Был это тот самый карла, в которого бросил утром камень Алёшка. Скверное дело: карла этот помнил еще Майнца. И намеревался свершить правосудие.
Майнц усмехнулся. Как мог выпрямил спину, задрал подбородок, глаза открыл широко, чтобы видеть все сколько можно точнее. А что? Последней жизни зачерпнуть, прежде чем сгинуть упырем.
Вжжжжжжжжих!
Засвистело щупальце, летя к Майнцеву хребту. Но поймало отчего-то Алёшку, который в последний самый момент прыгнул наперерез. Живым своим телом спасая мертвого Майнца.
* * *
Зазвенели ложками, выскребая из мисок пустую, зато горячую баланду. Майнц ел, да все зыркал вокруг, выхватывая короткими кадрами знакомые непокойницкие лица. До ужина успел подойти к бригадиру Птаху, который посмеялся только над Майнцевыми страхами угодить в станционные навечно.
Все, выходит, по-прежнему.
Пришел новый этап, набилось буратин как бревен в сарай. Глаза у всех ошалелые от электры, движения рваные, дерганые. Ничего, пройдет.
Освоятся.
И в непокойниках прожить можно.
Майнц спрятал ложку за пазуху. Взял шапку с лавки. Пошел прочь. Шумела, гудела мертвяковская толпа, окутывая знакомым уютным теплом.

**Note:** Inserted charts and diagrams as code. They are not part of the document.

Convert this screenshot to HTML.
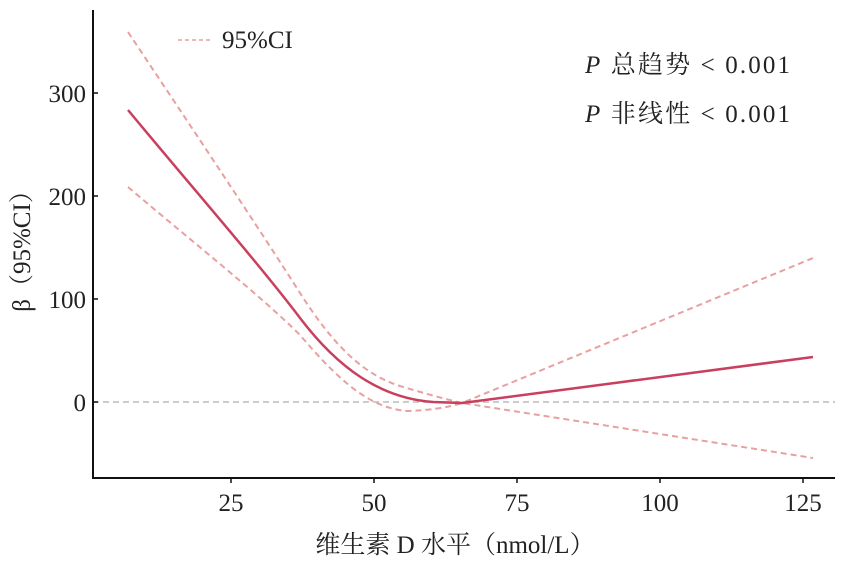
<!DOCTYPE html>
<html><head><meta charset="utf-8"><style>
html,body{margin:0;padding:0;background:#fff;}
svg text{font-family:"Liberation Serif","Noto Serif CJK SC",serif;fill:#222;}
</style></head><body>
<svg width="858" height="561" viewBox="0 0 858 561" xmlns="http://www.w3.org/2000/svg">
<line x1="93" y1="402" x2="835" y2="402" stroke="#bbb" stroke-width="1.5" stroke-dasharray="6,4"/>
<path d="M128,32 C 190,125 260,230 300,293 C 335,348 365,375 400,386 Q 440,398 462,403 L813,258" fill="none" stroke="#e8a0a0" stroke-width="2" stroke-dasharray="6,4"/>
<path d="M128,187 C 190,240 260,295 300,335 C 340,382 370,408 407,411 Q 440,410 462,403 L813,458" fill="none" stroke="#e8a0a0" stroke-width="2" stroke-dasharray="6,4"/>
<path d="M128,110 C 190,185 260,265 300,318 C 338,368 380,398 433,402 L462,403 L813,357" fill="none" stroke="#c8405e" stroke-width="2.5"/>
<line x1="93" y1="10" x2="93" y2="479" stroke="#111" stroke-width="2"/>
<line x1="92" y1="478" x2="835" y2="478" stroke="#111" stroke-width="2"/>
<g stroke="#111" stroke-width="1.5">
<line x1="93" y1="93" x2="98" y2="93"/><line x1="93" y1="196" x2="98" y2="196"/><line x1="93" y1="299" x2="98" y2="299"/><line x1="93" y1="402" x2="98" y2="402"/>
<line x1="231" y1="478" x2="231" y2="483"/><line x1="374" y1="478" x2="374" y2="483"/><line x1="517" y1="478" x2="517" y2="483"/><line x1="660" y1="478" x2="660" y2="483"/><line x1="803" y1="478" x2="803" y2="483"/>
</g>
<g font-size="25" text-anchor="end">
<text x="86" y="102">300</text><text x="86" y="205">200</text><text x="86" y="308">100</text><text x="86" y="411">0</text>
</g>
<g font-size="25" text-anchor="middle">
<text x="231" y="511">25</text><text x="374" y="511">50</text><text x="517" y="511">75</text><text x="660" y="511">100</text><text x="803" y="511">125</text>
</g>
<text x="455" y="553" font-size="25" text-anchor="middle">维生素 D 水平（nmol/L）</text>
<text transform="translate(30,245) rotate(-90)" font-size="25" text-anchor="middle">β（95%CI）</text>
<line x1="178" y1="40" x2="213" y2="40" stroke="#e8a0a0" stroke-width="1.5" stroke-dasharray="4,3"/>
<text x="222" y="48" font-size="25">95%CI</text>
<text x="585" y="73" font-size="25" textLength="205"><tspan font-style="italic">P</tspan> 总趋势 &lt; 0.001</text>
<text x="585" y="122" font-size="25" textLength="205"><tspan font-style="italic">P</tspan> 非线性 &lt; 0.001</text>
</svg>
</body></html>
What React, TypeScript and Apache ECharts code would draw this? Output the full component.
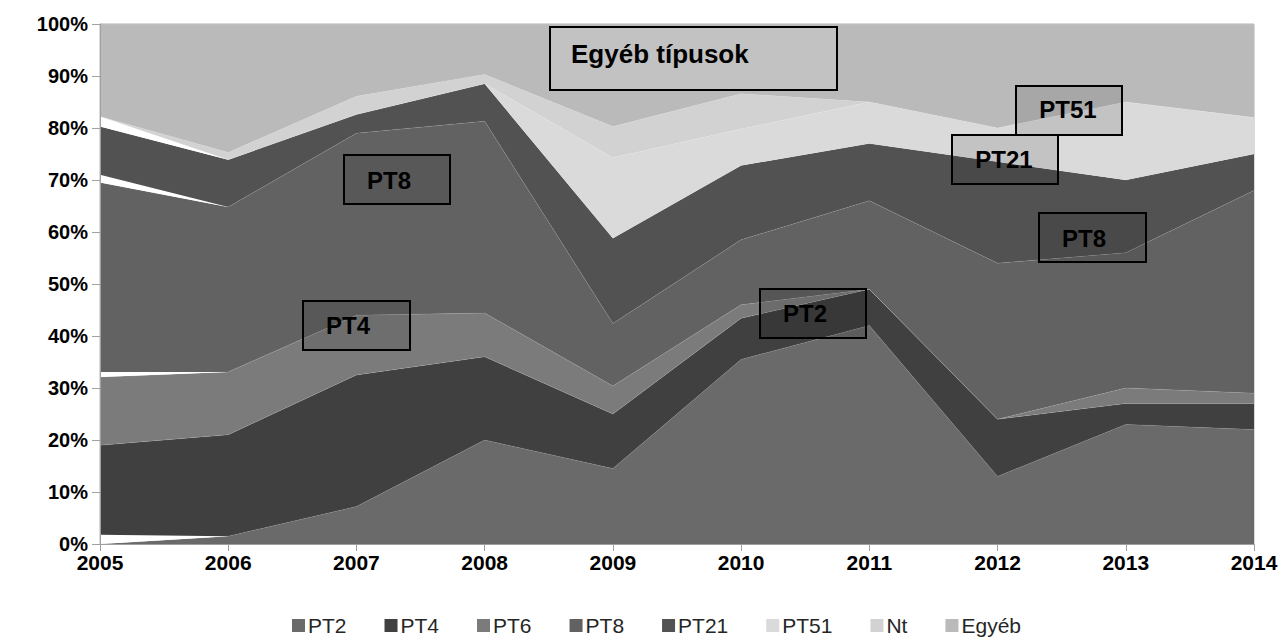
import React, { useEffect, useRef } from "react";
import * as echarts from "echarts";

const years = ["2005", "2006", "2007", "2008", "2009", "2010", "2011", "2012", "2013", "2014"];
const pt2 = [0, 1.5, 7.2, 20, 14.5, 35.5, 42, 13, 23, 22];
const gapA = [1.8, 0, 0, 0, 0, 0, 0, 0, 0, 0];
const pt4 = [17.2, 19.5, 25.3, 16, 10.5, 7.9, 7, 11, 4, 5];
const pt6 = [13.1, 12.1, 11.5, 8.4, 5.4, 2.6, 0, 0, 3, 2];
const gapB = [1, 0, 0, 0, 0, 0, 0, 0, 0, 0];
const pt8 = [36.4, 31.7, 35, 36.9, 12, 12.5, 17, 30, 26, 39];
const gapC = [1.5, 0, 0, 0, 0, 0, 0, 0, 0, 0];
const pt21 = [9.3, 9.1, 3.6, 7.2, 16.4, 14.3, 11, 19.5, 14, 7];
const gapD = [1.9, 0, 0, 0, 0, 0, 0, 0, 0, 0];
const pt51 = [0, 0, 0, 0, 15.5, 7, 8, 6.5, 15, 7];
const nt = [0, 1.4, 3.5, 1.8, 6, 6.8, 0, 0, 0, 0];
const egyeb = [17.8, 24.7, 13.9, 9.7, 19.7, 13.4, 15, 20, 15, 18];
const yTicks = { min: 0, max: 100, interval: 10 };

const legendNames = ["PT2", "PT4", "PT6", "PT8", "PT21", "PT51", "Nt", "Egyéb"];

const FONT = "'Liberation Sans', Arial, sans-serif";

export default function App() {
  const ref = useRef<HTMLDivElement>(null);
  useEffect(() => {
    document.body.style.margin = "0";
    const chart = echarts.init(ref.current!, null, { renderer: "svg" });
    const mk = (name: string, data: number[], color: string, gap = false) => ({
      name,
      type: "line",
      stack: "total",
      data,
      symbol: "none",
      showSymbol: false,
      silent: gap,
      lineStyle: { width: gap ? 0 : 0.6, color: gap ? "#ffffff" : "rgba(255,255,255,0.18)" },
      itemStyle: { color },
      areaStyle: { color, opacity: 1 },
      emphasis: { disabled: true },
      z: 2,
    });
    const series = [
      mk("PT2", pt2, "#6a6a6a"),
      mk("gapA", gapA, "#ffffff", true),
      mk("PT4", pt4, "#404040"),
      mk("PT6", pt6, "#7b7b7b"),
      mk("gapB", gapB, "#ffffff", true),
      mk("PT8", pt8, "#626262"),
      mk("gapC", gapC, "#ffffff", true),
      mk("PT21", pt21, "#525252"),
      mk("gapD", gapD, "#ffffff", true),
      mk("PT51", pt51, "#dadada"),
      mk("Nt", nt, "#d2d2d2"),
      mk("Egyéb", egyeb, "#bababa"),
    ];
    const box = (x: number, y: number, w: number, h: number, fill: string) => ({
      type: "rect",
      shape: { x, y, width: w, height: h },
      style: { fill, stroke: "#000", lineWidth: 2 },
      z: 100,
    });
    const label = (text: string, x: number, y: number, align = "center", size = 24) => ({
      type: "text",
      x,
      y,
      style: {
        text,
        fill: "#000",
        font: `bold ${size}px ${FONT}`,
        textAlign: align,
        textVerticalAlign: "middle",
      },
      z: 101,
    });
    chart.setOption({
      animation: false,
      textStyle: { fontFamily: FONT },
      grid: {
        left: 100,
        right: 32,
        top: 24,
        bottom: 99,
        show: true,
        borderColor: "#b4b4b4",
        borderWidth: 1,
        backgroundColor: "transparent",
      },
      legend: {
        data: legendNames,
        top: 610,
        left: 287,
        icon: "rect",
        itemWidth: 13,
        itemHeight: 13,
        itemGap: 38,
        textStyle: { fontSize: 21, color: "#262626", fontFamily: FONT, padding: [0, 0, 0, -2] },
        selectedMode: false,
      },
      xAxis: {
        type: "category",
        data: years,
        boundaryGap: false,
        axisLine: { lineStyle: { color: "#a0a0a0", width: 1 } },
        axisTick: { show: true, length: 7, lineStyle: { color: "#a0a0a0" } },
        axisLabel: { fontSize: 21, fontWeight: "bold", color: "#000", margin: 8, fontFamily: FONT },
        splitLine: { show: false },
        z: 10,
      },
      yAxis: {
        type: "value",
        min: yTicks.min,
        max: yTicks.max,
        interval: yTicks.interval,
        axisLine: { show: true, lineStyle: { color: "#a0a0a0", width: 1 } },
        axisTick: { show: true, length: 8, lineStyle: { color: "#a0a0a0" } },
        axisLabel: { fontSize: 20, fontWeight: "bold", color: "#000", margin: 12, formatter: "{value}%", fontFamily: FONT },
        splitLine: { show: false },
        z: 10,
      },
      series,
      graphic: [
        box(550, 27, 287, 63, "rgba(255,255,255,0.12)"),
        label("Egyéb típusok", 571, 54, "left", 26),
        box(344, 155, 106, 49, "rgba(0,0,0,0.1)"),
        label("PT8", 389, 180),
        box(303, 301, 107, 49, "rgba(0,0,0,0.1)"),
        label("PT4", 348, 325),
        box(760, 289, 106, 49, "rgba(0,0,0,0.12)"),
        label("PT2", 805, 313),
        box(1016, 86, 106, 49, "rgba(0,0,0,0.1)"),
        label("PT51", 1068, 109),
        box(952, 135, 106, 49, "rgba(0,0,0,0.1)"),
        label("PT21", 1004, 159),
        box(1039, 213, 107, 49, "rgba(0,0,0,0.1)"),
        label("PT8", 1084, 238),
      ],
    });
    return () => chart.dispose();
  }, []);
  return <div ref={ref} style={{ width: 1286, height: 643 }} />;
}
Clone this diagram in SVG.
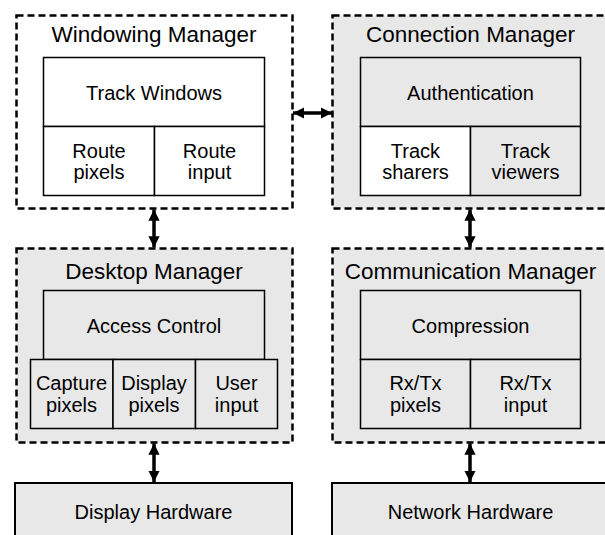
<svg xmlns="http://www.w3.org/2000/svg" width="605" height="535" viewBox="0 0 605 535">
<defs>
<style>
.mgr{stroke:#000;stroke-width:2.5;stroke-dasharray:7,4}
.box{stroke:#000;stroke-width:1.5}
.hw{stroke:#000;stroke-width:2}
.g{fill:#e8e8e8}
.w{fill:#fff}
.t{font-family:"Liberation Sans",Arial,sans-serif;fill:#000;text-anchor:middle}
.title{font-size:22.5px}
.lbl{font-size:20px}
.conn{stroke:#000;stroke-width:3.5;fill:none}
</style>
<marker id="ah" viewBox="0 0 10 10" refX="10" refY="5" markerWidth="3.2" markerHeight="3.2" orient="auto-start-reverse" markerUnits="strokeWidth">
<path d="M0,0 L10,5 L0,10 Z" fill="#000"/>
</marker>
</defs>
<rect width="605" height="535" fill="#fff"/>

<g id="windowing-manager">
<rect class="mgr w" x="16.5" y="15.5" width="276" height="193"/>
<text class="t title" x="154" y="42">Windowing Manager</text>
<rect class="box w" x="43.5" y="57.5" width="221" height="69"/>
<text class="t lbl" x="154" y="100">Track Windows</text>
<rect class="box w" x="43.5" y="126.5" width="111" height="69"/>
<rect class="box w" x="154.5" y="126.5" width="110" height="69"/>
<text class="t lbl" x="99" y="158">Route</text>
<text class="t lbl" x="99" y="179">pixels</text>
<text class="t lbl" x="209.5" y="158">Route</text>
<text class="t lbl" x="209.5" y="179">input</text>
</g>

<g id="connection-manager">
<rect class="mgr g" x="332.5" y="15.5" width="276" height="193"/>
<text class="t title" x="470.5" y="42">Connection Manager</text>
<rect class="box g" x="360.5" y="57.5" width="220" height="69"/>
<text class="t lbl" x="470.5" y="100">Authentication</text>
<rect class="box w" x="360.5" y="126.5" width="110" height="69"/>
<rect class="box g" x="470.5" y="126.5" width="110" height="69"/>
<text class="t lbl" x="415.5" y="158">Track</text>
<text class="t lbl" x="415.5" y="179">sharers</text>
<text class="t lbl" x="525.5" y="158">Track</text>
<text class="t lbl" x="525.5" y="179">viewers</text>
</g>

<g id="desktop-manager">
<rect class="mgr g" x="16.5" y="248.5" width="276" height="194"/>
<text class="t title" x="154" y="279">Desktop Manager</text>
<rect class="box g" x="43.5" y="290.5" width="221" height="69"/>
<text class="t lbl" x="154" y="333">Access Control</text>
<rect class="box g" x="30.5" y="359.5" width="82.5" height="69"/>
<rect class="box g" x="113" y="359.5" width="82.5" height="69"/>
<rect class="box g" x="195.5" y="359.5" width="82" height="69"/>
<text class="t lbl" x="71.5" y="390">Capture</text>
<text class="t lbl" x="71.5" y="412">pixels</text>
<text class="t lbl" x="154" y="390">Display</text>
<text class="t lbl" x="154" y="412">pixels</text>
<text class="t lbl" x="236.5" y="390">User</text>
<text class="t lbl" x="236.5" y="412">input</text>
</g>

<g id="communication-manager">
<rect class="mgr g" x="332.5" y="248.5" width="276" height="194"/>
<text class="t title" x="470.5" y="279">Communication Manager</text>
<rect class="box g" x="360.5" y="290.5" width="220" height="69"/>
<text class="t lbl" x="470.5" y="333">Compression</text>
<rect class="box g" x="360.5" y="359.5" width="110" height="69"/>
<rect class="box g" x="470.5" y="359.5" width="110" height="69"/>
<text class="t lbl" x="415.5" y="390">Rx/Tx</text>
<text class="t lbl" x="415.5" y="412">pixels</text>
<text class="t lbl" x="525.5" y="390">Rx/Tx</text>
<text class="t lbl" x="525.5" y="412">input</text>
</g>

<g id="display-hardware">
<rect class="hw g" x="15" y="483" width="277" height="70"/>
<text class="t lbl" x="153.5" y="519">Display Hardware</text>
</g>

<g id="network-hardware">
<rect class="hw g" x="332" y="483" width="280" height="70"/>
<text class="t lbl" x="470.5" y="519">Network Hardware</text>
</g>

<g id="connectors">
<line class="conn" x1="293" y1="113" x2="332" y2="113" marker-start="url(#ah)" marker-end="url(#ah)"/>
<line class="conn" x1="154" y1="209.5" x2="154" y2="247.5" marker-start="url(#ah)" marker-end="url(#ah)"/>
<line class="conn" x1="470" y1="209.5" x2="470" y2="247.5" marker-start="url(#ah)" marker-end="url(#ah)"/>
<line class="conn" x1="154" y1="443.5" x2="154" y2="482" marker-start="url(#ah)" marker-end="url(#ah)"/>
<line class="conn" x1="470" y1="443.5" x2="470" y2="482" marker-start="url(#ah)" marker-end="url(#ah)"/>
</g>
</svg>
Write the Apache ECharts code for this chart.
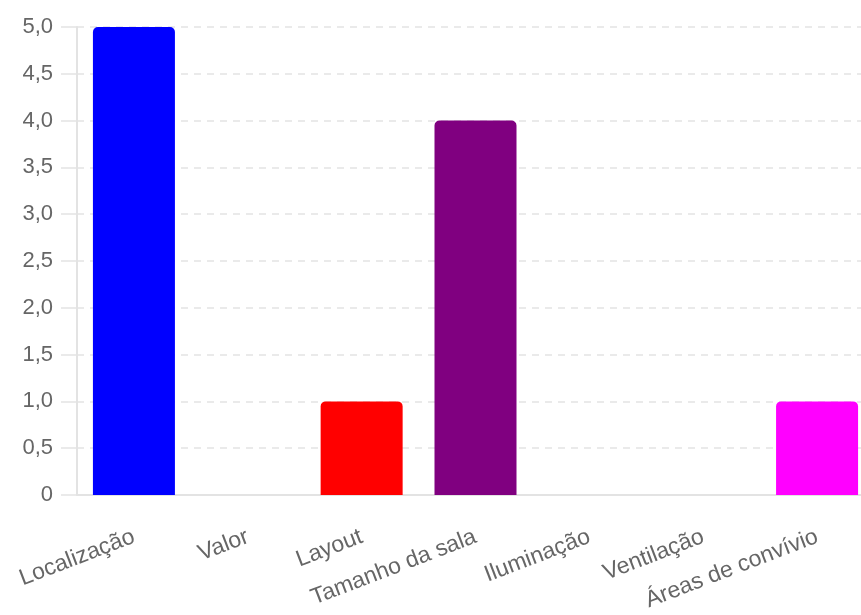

Сейчас надо было идти в карусельную, где разденут Майнца, укрепят на специальном вертикальном столе, подведя электроды по всему телу. Станут раскручивать, как в центрифуге, все быстрее, быстрее. В движении зарядится электра в его крови, и еще месяц станет он жить по-прежнему.
Только ох как же тошно после карусели-то. Никогда не чувствуешь себя более мертвым, как после дьявольской этой игрушки. И никогда не бываешь менее человеком. Кажется, все стерла, что могла. Ан нет, всякий раз обнаруживал Майнц после карусели новые слепые пятна в своей памяти. Что забудет он в этот раз? Алёшку?
Майнц невольно стал перебирать в памяти буратиновы безумные слова. Отчего-то знал наверное: после карусели не вспомнит уже ни слов этих, ни дня сегодняшнего.
Следовало признать: байка у Алёшки получилась складная, хоть сейчас в книжку. И байка эта, как ни крути, Майнца как будто поднимала надо всем, делала его фигурой исключительной. Ведь что выходило-то? Весь этот мир, пусть мрачный, мертвый, бессмысленный, с этой бесконечной зимой – всю эту жестокую правду создал он, Майнц. Одной силой своего разума.
Смешно. Демиург должен быть таким, как Алёшка, – молодым, красивым, безумным. Разве может создавать миры седой, битый-перебитый мертвец-непокойник? Нет, усни он теперь, не изменится ничего в этом мире. А если изменится? Как узнать? Способ-то один, и способ этот – прямая дорога к упырству. Вечность в тесных залах Третьяковки против слова свихнувшегося Алёшки.
Майнц вышел на крыльцо, закурил. Задумался. Каково оно – в упырях-то?